King escreveu uma história, assim me pareceu, sem qualquer intenção de rivalizar com o Autor Original. Não vi aqui nenhuma sombra de arrogância como alguém que queria dizer “ei, velho britânico, veja como eu faço melhor que você, veja como sua obra ficou datada, veja como eu posso melhorá-la pra você”. Ao contrário, a leitura me sugere que ele é um grande fã que teve nas mãos a oportunidade de poder trabalhar com a imaginação dele sobre como seria aquele universo 35 anos depois de uma lula psiônica gigante matar 3 milhões de pessoas em NYC. Mais recortado do que isso, ele brinca de imaginar como em um “What If?” da Marvel o que teria acontecido aos Estados Unidos da América na esteira daqueles eventos imaginados por Moore/Gibbons.
Que o homi é ex-agente da CIA, eu já sabia, mas que essa experiência pudesse ser tão bem aproveitada na escrita de uma história noir, investigativa, paranoica e conspiratória, eu não imaginava! Reconheço que a “falta de ação”, seja lá o que isso for, pode ser entediante para alguns, mas “Rorschach” se constrói como um thriller do começo ao fim enquanto o autor te convida a participar da investigação passo a passo e não te entrega tudo de mão beijada, mas pelo contrário, confia que você vai entender tudo à medida que as coisas vão sendo postas à mesa. Dito isso, o mais importante aqui são os afetos: há uma tensão sendo construída página a página, lentamente, tal qual o relógio do juízo final e a expectativa de uma guerra nuclear em Watchmen, e mesmo no capítulo 11 você (ou ao menos eu) não acredita que sabe como será o desfecho das coisas. E se conseguir adivinhar também, qual o problema? A jornada é tão importante e interessante, a dissecação dos personagens (literal e figuradamente rs), a apresentação de outros, tudo torna cada passo tão… excitante! Não há nada anticlimático aqui, embora seja bastante melancólico, angustiante e quase desesperador pela semelhança do texto com nossos temas.

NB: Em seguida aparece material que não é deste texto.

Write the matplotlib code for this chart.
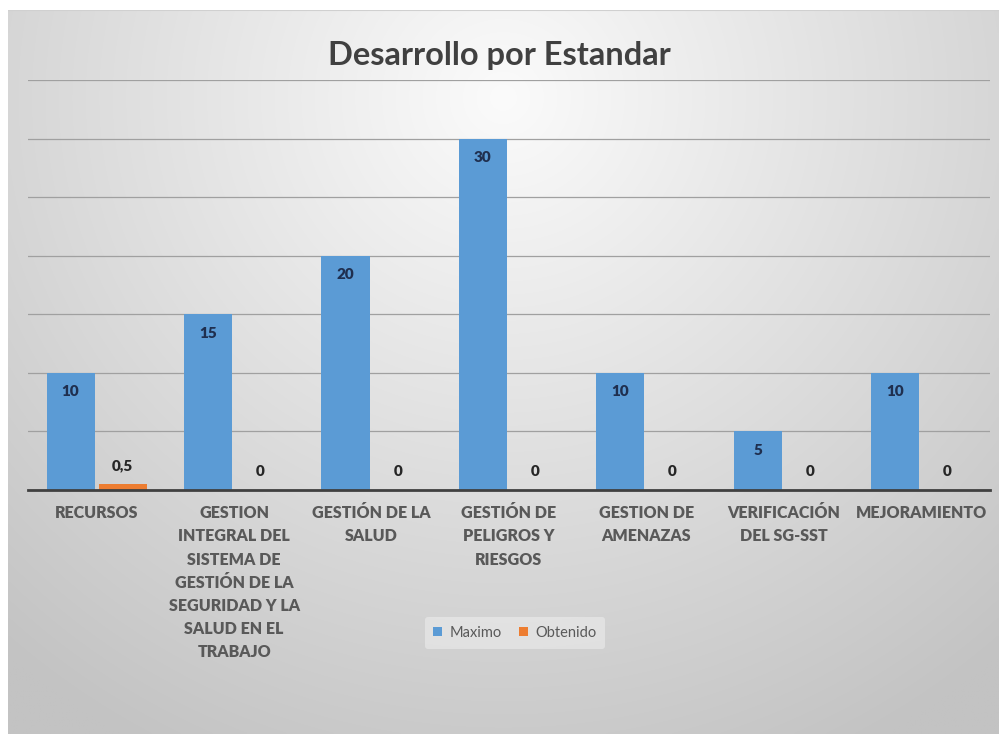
import numpy as np
import matplotlib
matplotlib.use("Agg")
import matplotlib.pyplot as plt

# datos del grafico
categorias = [
    "RECURSOS",
    "GESTION\nINTEGRAL DEL\nSISTEMA DE\nGESTIÓN DE LA\nSEGURIDAD Y LA\nSALUD EN EL\nTRABAJO",
    "GESTIÓN DE LA\nSALUD",
    "GESTIÓN DE\nPELIGROS Y\nRIESGOS",
    "GESTION DE\nAMENAZAS",
    "VERIFICACIÓN\nDEL SG-SST",
    "MEJORAMIENTO",
]
maximo = [10, 15, 20, 30, 10, 5, 10]
obtenido = [0.5, 0, 0, 0, 0, 0, 0]

plt.rcParams['font.family'] = ['Lato', 'DejaVu Sans']

fig = plt.figure(figsize=(9.99, 7.34), dpi=100)
fig.patch.set_facecolor('white')

# fondo con degradado (area del grafico)
bg = fig.add_axes([8 / 999, 0, 991 / 999, 724 / 734])
gx, gy = np.meshgrid(np.linspace(0, 1, 300), np.linspace(0, 1, 300))
r = np.sqrt(((gx - 0.5) / 0.75) ** 2 + ((gy - 0.88) / 1.0) ** 2)
val = np.clip(251 - 55 * r, 195, 251) / 255.0
img = np.dstack([val, val, val])
bg.imshow(img, origin='lower', extent=[0, 1, 0, 1], aspect='auto', interpolation='bilinear')
bg.plot([0, 1], [1, 1], color='#d0d0d0', lw=1.5)
bg.set_xlim(0, 1)
bg.set_ylim(0, 1)
bg.axis('off')

ax = fig.add_axes([28 / 999, 244 / 734, 962 / 999, 410 / 734])
ax.set_facecolor('none')

x = np.arange(len(categorias))
w = 0.35
off = 0.19
b1 = ax.bar(x - off, maximo, w, color='#5b9bd5', label='Maximo', zorder=3)
b2 = ax.bar(x + off, obtenido, w, color='#ed7d31', label='Obtenido', zorder=3)

# etiquetas de datos
for xi, v in zip(x, maximo):
    ax.annotate(str(v), (xi - off, v), xytext=(0, -13.5), textcoords='offset points',
                ha='center', va='center', fontsize=11, fontweight='heavy', color='#1f2f4f', zorder=4)
for xi, v in zip(x, obtenido):
    txt = ('%g' % v).replace('.', ',')
    ax.annotate(txt, (xi + off, v), xytext=(0, 13.5), textcoords='offset points',
                ha='center', va='center', fontsize=11, fontweight='heavy', color='#262626', zorder=4)

ax.set_xlim(-0.5, len(categorias) - 0.5)
ax.set_ylim(0, 35)
ax.set_yticks(np.arange(0, 36, 5))
ax.yaxis.grid(True, color='#a0a0a0', linewidth=0.9, zorder=0)
ax.set_axisbelow(True)
ax.tick_params(axis='y', left=False, labelleft=False)
ax.set_xticks(x)
ax.set_xticklabels(categorias, fontsize=11.5, fontweight='heavy', color='#595959', linespacing=1.55)
ax.tick_params(axis='x', length=0, pad=11)
for s in ['top', 'right', 'left']:
    ax.spines[s].set_visible(False)
ax.spines['bottom'].set_color('#404040')
ax.spines['bottom'].set_linewidth(2)
ax.spines['bottom'].set_zorder(5)

fig.text(0.5, 1 - 55 / 734, "Desarrollo por Estandar", ha='center', va='center',
         fontsize=23.5, fontweight='bold', color='#404040')

leg = fig.legend(loc='center', bbox_to_anchor=(515 / 999, 1 - 633 / 734), ncol=2,
                 frameon=True, fontsize=10.5, handlelength=0.6, handleheight=0.6,
                 handletextpad=0.5, columnspacing=1.2, borderpad=0.6)
leg.get_frame().set_facecolor('white')
leg.get_frame().set_alpha(0.35)
leg.get_frame().set_edgecolor('none')
for t in leg.get_texts():
    t.set_color('#595959')

fig.savefig('out.png', dpi=100)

Por falar nisso, há um tom de catarse nesta história também. Sei lá, eu achei que Tom King estivesse falando de figuras da extrema-direita exatamente de nosso tempo, tal qual Damon Lindelof fez em sua excelente série para a HBO com as pautas sociopolíticas e culturais. Há algumas homenagens-críticas aqui, um meta-comentário sobre a indústria dos quadrinhos, sobre a cultura formada e influenciada por eles, tal qual na série original.

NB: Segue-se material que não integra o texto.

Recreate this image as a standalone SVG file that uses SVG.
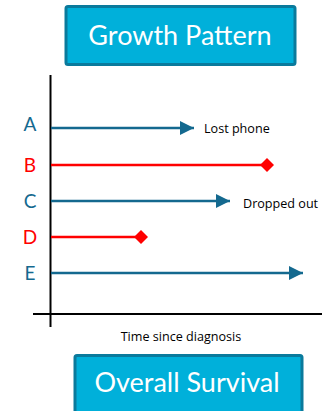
<svg xmlns="http://www.w3.org/2000/svg" width="327" height="411" viewBox="0 0 327 411">
<style>
.box{fill:#00b0da;stroke:#0a7a9c;stroke-width:3}
.title{font-family:Lato,"Open Sans",sans-serif;font-size:27px;fill:#ffffff;text-anchor:middle}
.lab{font-family:Lato,"Open Sans",sans-serif;font-size:19px;text-anchor:middle}
.note{font-family:"Open Sans",Lato,sans-serif;font-size:12.6px;fill:#000000}
.blue{fill:#14698f}
.red{fill:#ff0000}
.bl{stroke:#14698f;stroke-width:2.5;fill:none}
.rl{stroke:#ff0000;stroke-width:2.5;fill:none}
.axis{stroke:#000000;stroke-width:2;fill:none}
</style>
<defs>
<marker id="ah" viewBox="0 0 14 14" refX="14" refY="7" markerWidth="14" markerHeight="14" markerUnits="userSpaceOnUse" orient="auto">
<path d="M0,0 L14,7 L0,14 Z" fill="#14698f"/>
</marker>
<marker id="dm" viewBox="0 0 14 14" refX="7" refY="7" markerWidth="14" markerHeight="14" markerUnits="userSpaceOnUse" orient="auto">
<path d="M7,0 L14,7 L7,14 L0,7 Z" fill="#ff0000"/>
</marker>
</defs>
<g id="growth-pattern">
<rect class="box" x="66" y="6.5" width="229" height="58" rx="2"/>
<text class="title" x="180" y="45">Growth Pattern</text>
</g>
<g id="axes">
<line class="axis" x1="50.5" y1="75" x2="50.5" y2="327"/>
<line class="axis" x1="33" y1="314" x2="322" y2="314"/>
<text class="note" x="181" y="341" text-anchor="middle">Time since diagnosis</text>
</g>
<g id="row-A">
<text class="lab blue" x="30" y="131">A</text>
<text class="note" x="204" y="133">Lost phone</text>
</g>
<g id="row-B"><text class="lab red" x="30" y="172">B</text></g>
<g id="row-C">
<text class="lab blue" x="30" y="208">C</text>
<text class="note" x="243" y="208">Dropped out</text>
</g>
<g id="row-D"><text class="lab red" x="30" y="244">D</text></g>
<g id="row-E"><text class="lab blue" x="30" y="280">E</text></g>
<g id="connectors">
<line class="bl" x1="51" y1="128" x2="194" y2="128" marker-end="url(#ah)"/>
<line class="rl" x1="51" y1="165" x2="267" y2="165" marker-end="url(#dm)"/>
<line class="bl" x1="51" y1="201" x2="230" y2="201" marker-end="url(#ah)"/>
<line class="rl" x1="51" y1="237" x2="141" y2="237" marker-end="url(#dm)"/>
<line class="bl" x1="51" y1="273" x2="303" y2="273" marker-end="url(#ah)"/>
</g>
<g id="overall-survival">
<rect class="box" x="75" y="355.5" width="227" height="60" rx="2"/>
<text class="title" x="187" y="392">Overall Survival</text>
</g>
</svg>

E por que uma série televisiva de 2019 e uma série em quadrinhos de 2020 tratariam de um mesmo personagem já morto, o Rorschach? Será só “caça níquel”? Só vontade de fazer dinheiro da Warner-DC? Acho que sim, como toda empresa deseja, mas mais do que isso. Rorschach não é Walter Kovacs, Rorschach é uma ideia, um fantasma. Quando você olha para uma prancha de Rorschach, você vê aquilo que você é, você projeta coisas de dentro de você. Quando você olha para o abismo, o abismo olha de volta pra você. Daí, cada um se apropria da máscara/rosto de Rorschach conforme a sua própria loucura. Não tô “romantizando” o personagem, desde Watchmen a crítica tá muito bem estabelecida, na minha humilde leitura: Rorschach não é um herói, Rorschach é um sintoma de traumas biográficos, políticos e sociais. E como nossos tempos são parecido com a década de 1980 e com a Guerra Fria, não? Não me admira que Watchmen e seu universo expandido sejam tão necessários, pedidos e apreciados pelo público até hoje.